Recorded data:
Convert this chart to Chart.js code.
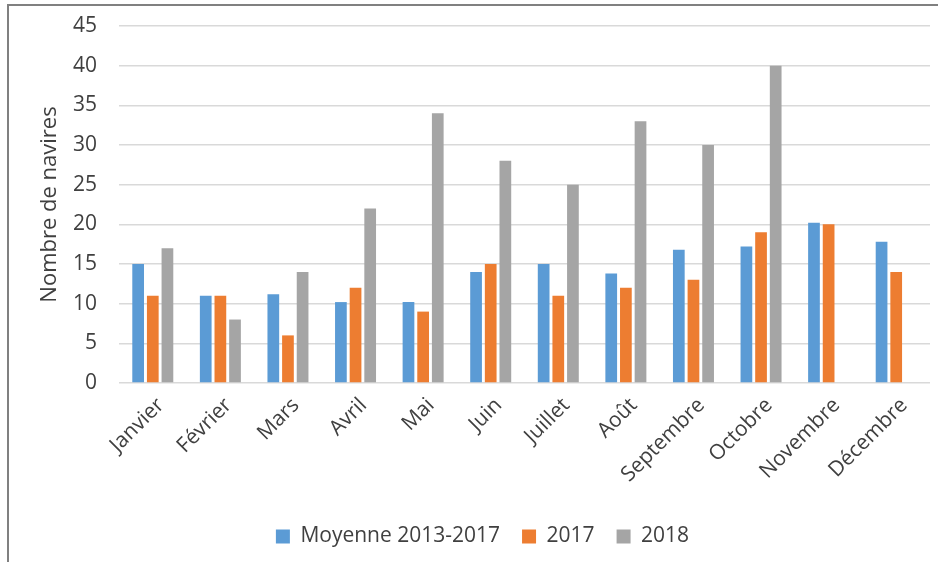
<!DOCTYPE html>
<html>
<head>
<meta charset="utf-8">
<script src="https://cdn.jsdelivr.net/npm/chart.js@4/dist/chart.umd.min.js"></script>
<style>
  html, body { margin: 0; padding: 0; background: #ffffff; }
  #wrap { position: relative; width: 938px; height: 562px; }
  canvas { display: block; }
</style>
</head>
<body>
<div id="wrap"><canvas id="c" width="938" height="562"></canvas></div>
<script>
const months = ["Janvier", "Février", "Mars", "Avril", "Mai", "Juin", "Juillet", "Août", "Septembre", "Octobre", "Novembre", "Décembre"];
const moyenne20132017 = [15, 11, 11.2, 10.2, 10.2, 14, 15, 13.8, 16.8, 17.2, 20.2, 17.8];
const values2017 = [11, 11, 6, 12, 9, 15, 11, 12, 13, 19, 20, 14];
const values2018 = [17, 8, 14, 22, 34, 28, 25, 33, 30, 40, null, null];
const seriesNames = ["Moyenne 2013-2017", "2017", "2018"];
const yAxisTitle = "Nombre de navires";

const FONT = "'Open Sans', 'DejaVu Sans', sans-serif";
const TEXT = "#404040";

const framePlugin = {
  id: "frame",
  afterDraw(chart) {
    const ctx = chart.ctx;
    ctx.save();
    ctx.fillStyle = "#808080";
    ctx.fillRect(7, 4, 2, 558);
    ctx.fillRect(7, 4, 931, 2);
    ctx.restore();
  }
};

new Chart(document.getElementById("c"), {
  type: "bar",
  data: {
    labels: months,
    datasets: [
      { label: seriesNames[0], data: moyenne20132017, backgroundColor: "#5B9BD5" },
      { label: seriesNames[1], data: values2017, backgroundColor: "#ED7D31" },
      { label: seriesNames[2], data: values2018, backgroundColor: "#A5A5A5" }
    ]
  },
  options: {
    responsive: false,
    animation: false,
    devicePixelRatio: 1,
    categoryPercentage: 0.65,
    barPercentage: 0.8,
    layout: { padding: { left: 35, right: 8, top: 26, bottom: 5 } },
    plugins: {
      legend: {
        position: "bottom",
        labels: {
          font: { family: FONT, size: 21 },
          color: TEXT,
          boxWidth: 14,
          boxHeight: 14,
          padding: 22
        }
      },
      tooltip: { enabled: false }
    },
    scales: {
      x: {
        grid: { display: false },
        border: { display: false },
        ticks: {
          font: { family: FONT, size: 21 },
          color: TEXT,
          minRotation: 45,
          maxRotation: 45,
          autoSkip: false,
          padding: 2,
          labelOffset: 8
        },
        afterFit(scale) { scale.height = 121; }
      },
      y: {
        min: 0,
        max: 45,
        ticks: {
          stepSize: 5,
          font: { family: FONT, size: 21 },
          color: TEXT,
          padding: 22
        },
        grid: { color: "#d9d9d9", lineWidth: 1.5, drawTicks: false },
        border: { display: false },
        title: {
          display: true,
          text: yAxisTitle,
          font: { family: FONT, size: 22 },
          color: TEXT,
          padding: { top: 2, bottom: 4 }
        },
        afterFit(scale) {
          scale.width = 84;
          scale.paddingTop = 0;
          scale.paddingBottom = 0;
        }
      }
    }
  },
  plugins: [framePlugin]
});
</script>
</body>
</html>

What you will do: Reproduce the material in its entirety and word for word, without the pictures.

Full response:
Convert this chart to Chart.js code.
<!DOCTYPE html>
<html>
<head>
<meta charset="utf-8">
<script src="https://cdn.jsdelivr.net/npm/chart.js@4/dist/chart.umd.min.js"></script>
<style>
  html, body { margin: 0; padding: 0; background: #ffffff; }
  #wrap { position: relative; width: 938px; height: 562px; }
  canvas { display: block; }
</style>
</head>
<body>
<div id="wrap"><canvas id="c" width="938" height="562"></canvas></div>
<script>
const months = ["Janvier", "Février", "Mars", "Avril", "Mai", "Juin", "Juillet", "Août", "Septembre", "Octobre", "Novembre", "Décembre"];
const moyenne20132017 = [15, 11, 11.2, 10.2, 10.2, 14, 15, 13.8, 16.8, 17.2, 20.2, 17.8];
const values2017 = [11, 11, 6, 12, 9, 15, 11, 12, 13, 19, 20, 14];
const values2018 = [17, 8, 14, 22, 34, 28, 25, 33, 30, 40, null, null];
const seriesNames = ["Moyenne 2013-2017", "2017", "2018"];
const yAxisTitle = "Nombre de navires";

const FONT = "'Open Sans', 'DejaVu Sans', sans-serif";
const TEXT = "#404040";

const framePlugin = {
  id: "frame",
  afterDraw(chart) {
    const ctx = chart.ctx;
    ctx.save();
    ctx.fillStyle = "#808080";
    ctx.fillRect(7, 4, 2, 558);
    ctx.fillRect(7, 4, 931, 2);
    ctx.restore();
  }
};

new Chart(document.getElementById("c"), {
  type: "bar",
  data: {
    labels: months,
    datasets: [
      { label: seriesNames[0], data: moyenne20132017, backgroundColor: "#5B9BD5" },
      { label: seriesNames[1], data: values2017, backgroundColor: "#ED7D31" },
      { label: seriesNames[2], data: values2018, backgroundColor: "#A5A5A5" }
    ]
  },
  options: {
    responsive: false,
    animation: false,
    devicePixelRatio: 1,
    categoryPercentage: 0.65,
    barPercentage: 0.8,
    layout: { padding: { left: 35, right: 8, top: 26, bottom: 5 } },
    plugins: {
      legend: {
        position: "bottom",
        labels: {
          font: { family: FONT, size: 21 },
          color: TEXT,
          boxWidth: 14,
          boxHeight: 14,
          padding: 22
        }
      },
      tooltip: { enabled: false }
    },
    scales: {
      x: {
        grid: { display: false },
        border: { display: false },
        ticks: {
          font: { family: FONT, size: 21 },
          color: TEXT,
          minRotation: 45,
          maxRotation: 45,
          autoSkip: false,
          padding: 2,
          labelOffset: 8
        },
        afterFit(scale) { scale.height = 121; }
      },
      y: {
        min: 0,
        max: 45,
        ticks: {
          stepSize: 5,
          font: { family: FONT, size: 21 },
          color: TEXT,
          padding: 22
        },
        grid: { color: "#d9d9d9", lineWidth: 1.5, drawTicks: false },
        border: { display: false },
        title: {
          display: true,
          text: yAxisTitle,
          font: { family: FONT, size: 22 },
          color: TEXT,
          padding: { top: 2, bottom: 4 }
        },
        afterFit(scale) {
          scale.width = 84;
          scale.paddingTop = 0;
          scale.paddingBottom = 0;
        }
      }
    }
  },
  plugins: [framePlugin]
});
</script>
</body>
</html>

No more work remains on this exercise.